Nuclear threat on our doorstep, South China Morning Post, Green groups say flawed and untested technology puts city at risk from ‘world’s most dangerous nuclear power plant’, South China Morning Post,05 September, 2013 Ernest Kao ernest.kao@scmp A nuclear power plant being built just 130 kilometres away from Hong Kong was yesterday labelled by green groups the “most dangerous nuclear power plant in the world” The plant in Taishan, Guangdong, is using technology that has never been used before and would put the city and another 30 million people at risk in the Pearl River Delta in the event of a Fukushima-style meltdown, say nine groups, including Greenpeace, Green Sense and the Professional Commons lobby group. They are calling on Hong Kong authorities and the provincial and national governments to look again at the risks involved.

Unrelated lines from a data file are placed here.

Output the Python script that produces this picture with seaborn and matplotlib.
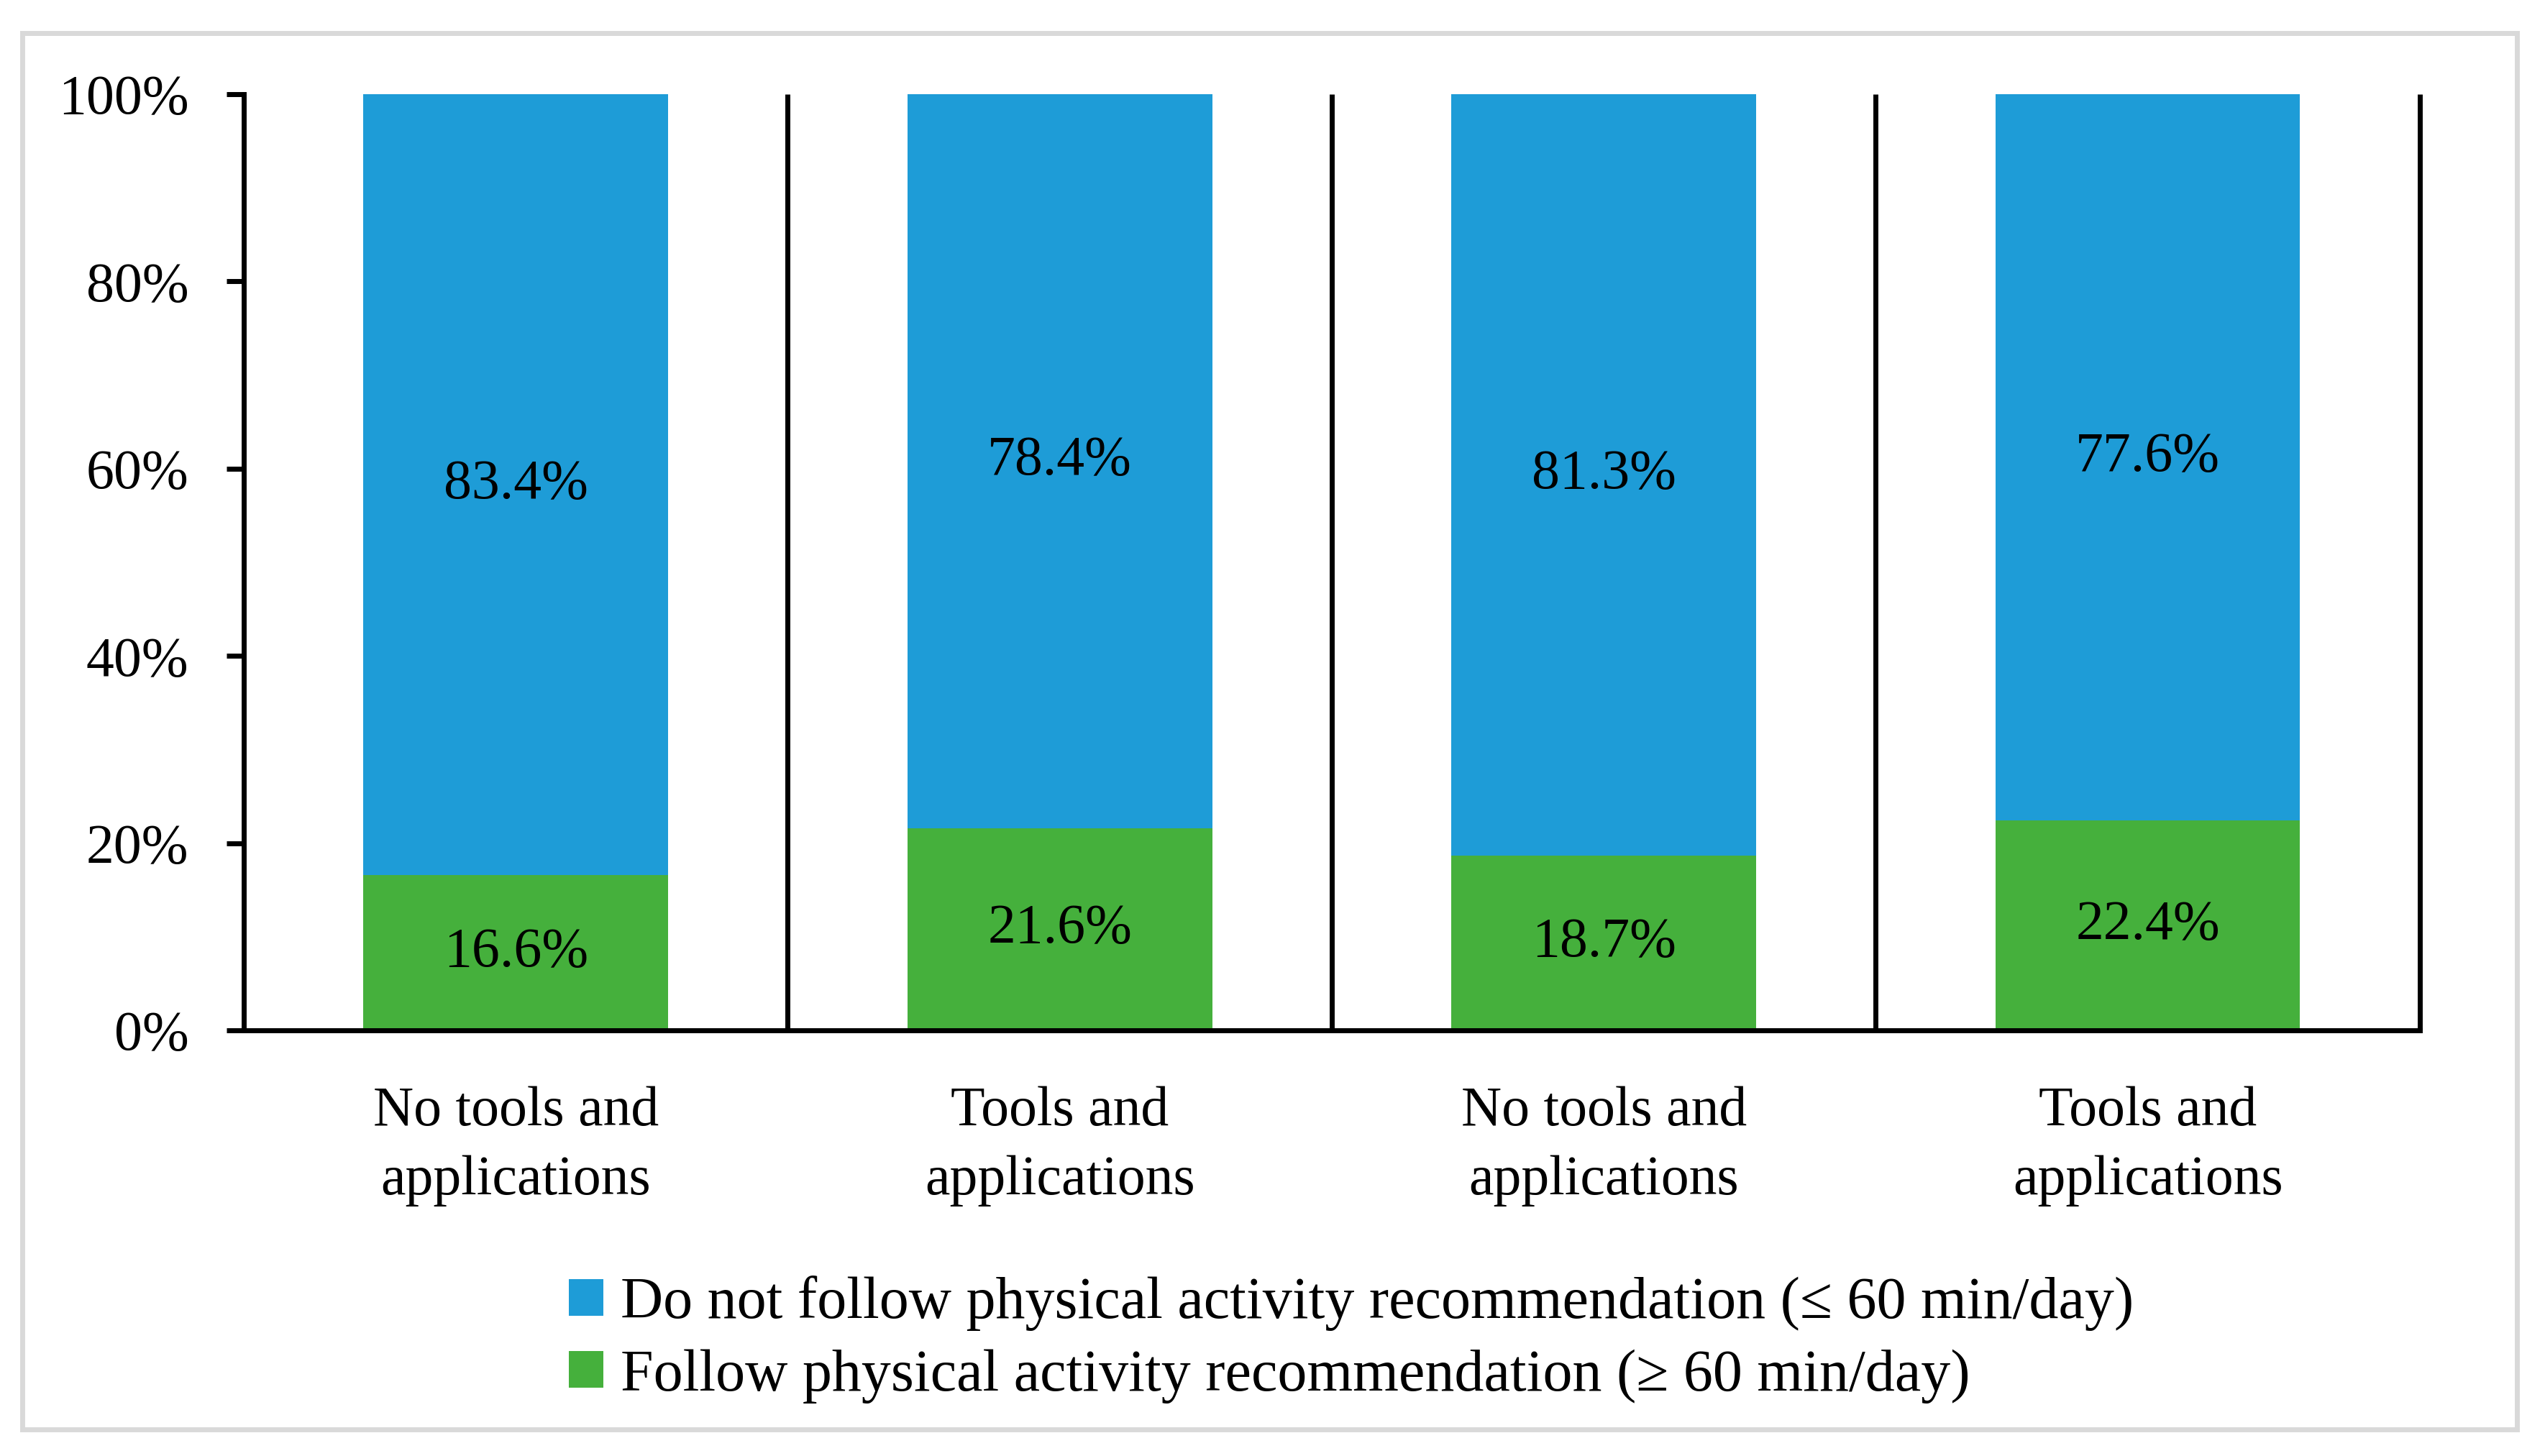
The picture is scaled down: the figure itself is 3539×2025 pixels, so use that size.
import numpy as np
import pandas as pd
import seaborn as sns
import matplotlib.pyplot as plt
from matplotlib.patches import Rectangle

# datos del gráfico
grupos = ["No tools and\napplications", "Tools and\napplications",
          "No tools and\napplications", "Tools and\napplications"]
no_cumple = [83.4, 78.4, 81.3, 77.6]
cumple = [16.6, 21.6, 18.7, 22.4]
etiquetas_serie = ["Do not follow physical activity recommendation (≤ 60 min/day)",
                   "Follow physical activity recommendation (≥ 60 min/day)"]
yticks = [0, 20, 40, 60, 80, 100]

azul = "#1E9CD7"
verde = "#45B03C"

sns.set_theme(style="white")
plt.rcParams['font.family'] = ['Liberation Serif', 'DejaVu Serif']
plt.rcParams['text.color'] = 'black'

df = pd.DataFrame({"pos": np.arange(len(grupos)),
                   "no_cumple": no_cumple,
                   "cumple": cumple})
df["total"] = df["no_cumple"] + df["cumple"]

fig = plt.figure(figsize=(17.695, 10.125), dpi=200)
ax = fig.add_axes([0.0958, 0.2923, 0.8550, 0.6430])

# barras apiladas: total en azul, cumple encima en verde
sns.barplot(data=df, x="pos", y="total", color=azul, width=0.56, linewidth=0,
            errorbar=None, saturation=1, ax=ax)
sns.barplot(data=df, x="pos", y="cumple", color=verde, width=0.56, linewidth=0,
            errorbar=None, saturation=1, ax=ax)

# etiquetas de valores
for i, row in df.iterrows():
    ax.text(row["pos"], row["cumple"] + row["no_cumple"] / 2, f"{row['no_cumple']:.1f}%",
            ha="center", va="center", fontsize=28, color="black")
    ax.text(row["pos"], row["cumple"] / 2, f"{row['cumple']:.1f}%",
            ha="center", va="center", fontsize=28, color="black")

# separadores entre categorías
n = len(grupos)
ax.vlines(np.arange(n) + 0.5, 0, 100, color="black", lw=2.5, clip_on=False)

ax.set_xlim(-0.5, n - 0.5)
ax.set_ylim(0, 100)
ax.set_yticks(yticks)
ax.set_yticklabels([f"{t}%" for t in yticks], fontsize=28)
ax.set_xticks(np.arange(n))
ax.set_xticklabels(grupos, fontsize=28, linespacing=1.45)
ax.set_xlabel("")
ax.set_ylabel("")

for lado in ["top", "right"]:
    ax.spines[lado].set_visible(False)
for lado in ["left", "bottom"]:
    ax.spines[lado].set_color("black")
    ax.spines[lado].set_linewidth(2.5)
ax.tick_params(axis="y", length=8.6, width=2.5, pad=19, colors="black", left=True)
ax.tick_params(axis="x", length=0, pad=28, colors="black")

handles = [ax.containers[0], ax.containers[1]]
fig.legend(handles, etiquetas_serie, loc="center", bbox_to_anchor=(0.531, 0.080),
           frameon=False, fontsize=29.5, handlelength=0.58, handleheight=0.58,
           handletextpad=0.3, labelspacing=0.3, borderpad=0)

# marco gris exterior
fig.patches.append(Rectangle((31 / 3539, 1 - 1988 / 2025), (3500 - 31) / 3539, (1988 - 46) / 2025,
                             transform=fig.transFigure, fill=False,
                             edgecolor="#D9D9D9", lw=2.5))

fig.savefig("out.png", dpi=200)
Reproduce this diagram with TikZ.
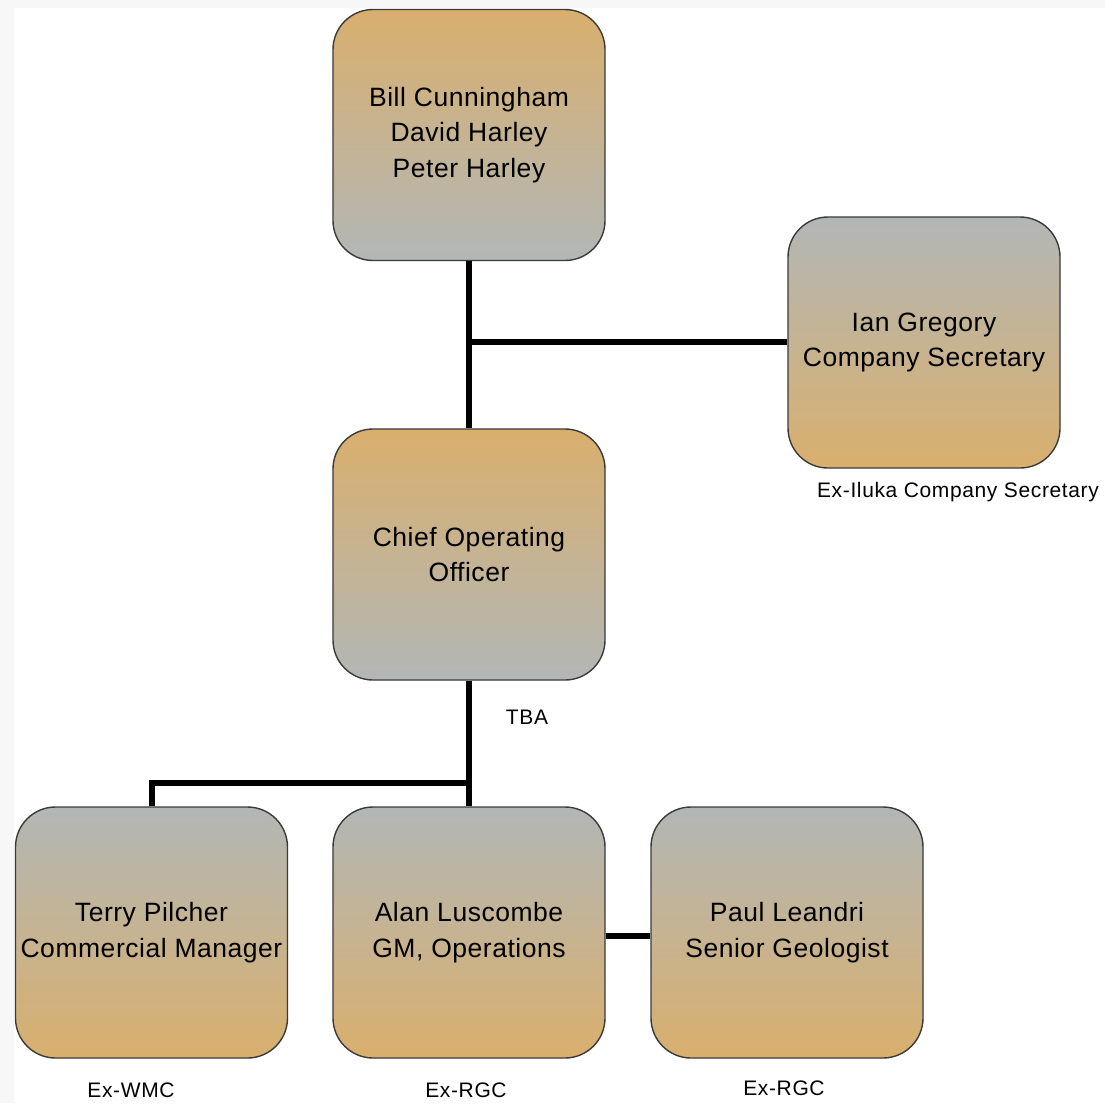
\documentclass[tikz,border=0pt]{standalone}
\usepackage{fontspec}
\setmainfont{Liberation Sans}
\newfontfamily\boxfont[LetterSpace=2]{Liberation Sans}
\newfontfamily\lblfont[LetterSpace=3]{Liberation Sans}
\definecolor{tanc}{HTML}{D9AF6D}
\definecolor{grayc}{HTML}{B2B7B6}
\definecolor{edgec}{HTML}{3A3A3A}
\definecolor{bgc}{HTML}{F7F7F7}
\begin{document}
\begin{tikzpicture}[x=1pt,y=1pt,
  orgbox/.style={draw=edgec, line width=1.4pt, rounded corners=40pt,
    minimum width=272pt, minimum height=251pt, inner sep=0pt,
    align=center, font=\boxfont\fontsize{26.5}{35.5}\selectfont},
  tandown/.style={top color=tanc, bottom color=grayc},
  grayup/.style={top color=grayc, bottom color=tanc},
  conn/.style={line width=6pt, black},
  lbl/.style={font=\lblfont\fontsize{21}{24}\selectfont, inner sep=0pt}]
\useasboundingbox (0,0) rectangle (1105,-1103);
\fill[bgc] (0,0) rectangle (1105,-1103);
\fill[white] (14,-8) rectangle (1105,-1103);
\coordinate (j1) at (469,-342);
\coordinate (j2) at (469,-783);
\node[orgbox, tandown] (board) at (469,-135) {Bill Cunningham\\David Harley\\Peter Harley};
\node[orgbox, grayup] (ian) at (924,-342.5) {Ian Gregory\\Company Secretary};
\node[orgbox, tandown] (coo) at (469,-554.5) {Chief Operating\\Officer};
\node[orgbox, grayup] (terry) at (151.5,-932.5) {Terry Pilcher\\Commercial Manager};
\node[orgbox, grayup] (alan) at (469,-932.5) {Alan Luscombe\\GM, Operations};
\node[orgbox, grayup] (paul) at (787,-932.5) {Paul Leandri\\Senior Geologist};
\draw[conn] (board.south) -- (coo.north);
\draw[conn] (j1) -- (ian.west |- j1);
\draw[conn] (coo.south) -- (j2) -- (alan.north);
\draw[conn] (j2) -| (terry.north);
\draw[conn] (alan.east |- 0,-936) -- (paul.west |- 0,-936);
\node[lbl] (l1) at (958,-492) {Ex-Iluka Company Secretary};
\node[lbl] (l2) at (527,-717) {TBA};
\node[lbl] (l3) at (131,-1090) {Ex-WMC};
\node[lbl] (l4) at (466,-1090) {Ex-RGC};
\node[lbl] (l5) at (784,-1088) {Ex-RGC};
\end{tikzpicture}
\end{document}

The Taishan Nuclear Power Plant, due to start operating in December, will run on two European pressurised reactors, or EPRs – a new Franco-German pressurised-water reactor which the groups say is immature.
French nuclear power giant Areva sealed an €8 billion (HK$92.53 billion) deal to build the two reactors for China’s state-owned Guangdong Nuclear Power Group in 2007. Construction began in 2009.”It is very risky to import a European nuclear reactor technology that has not even met the proper nuclear safety standards and regulations in Europe,” said Albert Lai Kwong-tak, an engineer and a policy expert at independent lobby group the Professional Commons.
Two EPR projects, one in France and another in Finland, have been plagued by delays after safety-related flaws were found. Both projects are not expected to be completed now until 2015 at the earliest, despite construction commencing years earlier than in Taishan.Lai said that upon completion, Taishan would be the “most dangerous nuclear power plant in the world” given its potential radiation level was three times higher than Japan’s crippled Fukushima Daiichi plant.
“Design flaws such as how to power cooling systems for its external spent nuclear fuel pool in the event of an emergency have not been addressed,” he said.
“A digitised and automated emergency control unit also lacks a manual override … these are all lessons which should have been learnt after Fukushima.